Luxury retailers push up Sydney super prime rents
Super prime rents in the Sydney CBD have risen as high as $13,000 per square metre as a result of a resilient luxury brands market, according to a new retail report by Colliers.
This top-of-the-market price was paid by a retailer in the Pitt Street mall. On average, high street retailers on Pitt Street Mall in the CBD are paying between $8,000 and $10,000 per square metre.
Nora Farren, director of research at Colliers, told Property Observer “normal levels of growth are expected in the short to medium term”.
“There has just been so much growth on the back of the completion of Westfield Sydney and Mid-City Centre [both on Pitt Street],” she says. “I do not expect to see similar growth until we see new developments.”
During the past few years, strong rental growth was driven by the lack of space and reshuffling that occurred during the construction of Westfield Sydney. The report says rents are now expected to stabilise, with higher incentives returning to the market.
While Castlereagh Street has traditionally been the heart of the luxury precinct in Sydney, a number of retailers are now choosing to locate on George Street, including Burberry at 343 George Street and Louis Vuitton at 70 King Street. As a result a new luxury precinct is forming on George Street between Martin Place and King Street.
Melbourne has also enjoyed a strong luxury market of late, with the likes of Jimmy Choo, TAG Heur, Prada, Tiffany & Co and Miu Miu all opening stores in Melbourne during 2010.
Collins Street is still the major luxury shopping destination in Melbourne, with rents reaching as high as $6,500 per square metre.
In the Perth market, luxury retailers can be found around the Hay Street precinct between William and King streets in the CBD.

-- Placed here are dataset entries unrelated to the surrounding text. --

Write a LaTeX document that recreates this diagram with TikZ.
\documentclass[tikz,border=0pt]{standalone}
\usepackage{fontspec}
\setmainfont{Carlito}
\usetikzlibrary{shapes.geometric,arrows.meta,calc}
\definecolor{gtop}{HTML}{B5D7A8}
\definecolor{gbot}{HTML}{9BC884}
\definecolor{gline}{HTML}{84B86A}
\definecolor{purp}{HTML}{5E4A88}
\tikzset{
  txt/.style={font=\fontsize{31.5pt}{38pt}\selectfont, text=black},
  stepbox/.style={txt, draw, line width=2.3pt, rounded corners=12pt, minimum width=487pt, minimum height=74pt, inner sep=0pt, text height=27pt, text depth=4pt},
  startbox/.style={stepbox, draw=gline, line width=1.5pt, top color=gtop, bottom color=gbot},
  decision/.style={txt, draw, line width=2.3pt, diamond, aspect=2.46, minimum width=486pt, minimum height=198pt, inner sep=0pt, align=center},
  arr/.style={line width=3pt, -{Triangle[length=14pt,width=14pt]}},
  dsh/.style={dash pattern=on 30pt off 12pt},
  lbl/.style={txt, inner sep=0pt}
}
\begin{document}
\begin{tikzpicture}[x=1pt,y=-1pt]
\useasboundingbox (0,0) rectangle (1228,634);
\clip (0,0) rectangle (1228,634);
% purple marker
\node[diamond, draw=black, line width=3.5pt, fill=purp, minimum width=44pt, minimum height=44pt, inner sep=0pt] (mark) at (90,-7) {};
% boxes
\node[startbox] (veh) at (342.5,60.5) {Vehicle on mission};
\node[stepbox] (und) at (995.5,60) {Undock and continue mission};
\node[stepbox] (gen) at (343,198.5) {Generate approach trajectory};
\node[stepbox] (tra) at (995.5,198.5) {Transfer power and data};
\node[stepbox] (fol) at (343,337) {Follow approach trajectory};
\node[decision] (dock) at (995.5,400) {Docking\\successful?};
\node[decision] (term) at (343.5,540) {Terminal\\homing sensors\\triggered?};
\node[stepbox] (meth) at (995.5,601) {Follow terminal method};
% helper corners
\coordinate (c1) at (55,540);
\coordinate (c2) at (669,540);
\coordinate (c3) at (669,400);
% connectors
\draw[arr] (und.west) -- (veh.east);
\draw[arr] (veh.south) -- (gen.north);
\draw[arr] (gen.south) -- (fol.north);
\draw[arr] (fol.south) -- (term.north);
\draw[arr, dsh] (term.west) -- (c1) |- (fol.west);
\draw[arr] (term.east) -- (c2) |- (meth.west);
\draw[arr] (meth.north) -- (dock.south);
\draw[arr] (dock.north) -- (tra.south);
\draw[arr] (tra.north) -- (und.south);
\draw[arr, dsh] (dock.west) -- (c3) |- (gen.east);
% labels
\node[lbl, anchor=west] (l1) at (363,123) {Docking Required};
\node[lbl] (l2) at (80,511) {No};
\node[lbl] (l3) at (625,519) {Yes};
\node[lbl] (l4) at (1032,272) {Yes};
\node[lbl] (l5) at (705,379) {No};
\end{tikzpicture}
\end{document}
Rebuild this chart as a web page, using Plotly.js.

In Brisbane, there are a cluster of luxury retailers at Queens Plaza on Queens Street Mall, and on Edward Street in the CBD, where rents as high as $7,500 per square metre have been achieved.
The growth of luxury brands is attributed to a flight to quality over the past few years, “with consumers showing a preference for investment pieces, making fewer, but more expensive purchases,” Farren says.
The sale of luxury goods rebounded strongly last year. The Luxury Goods Worldwide Market Study by consultants Bain & Company estimated that the global luxury market grew by 15% in 2010.
The report also notes the expansion of the luxury brands market into the suburbs with Chadstone shopping centre in Melbourne, and Westfield Bondi Junction in Sydney having recently introduced new international luxury brands.
According to Colliers, a legacy of the GFC is that consumers are a lot more value-conscious and now prefer to shop either high or low.
This is resulting in a polarisation of retail with the bargain and premium sectors benefitting most, and middle market retailers losing ground.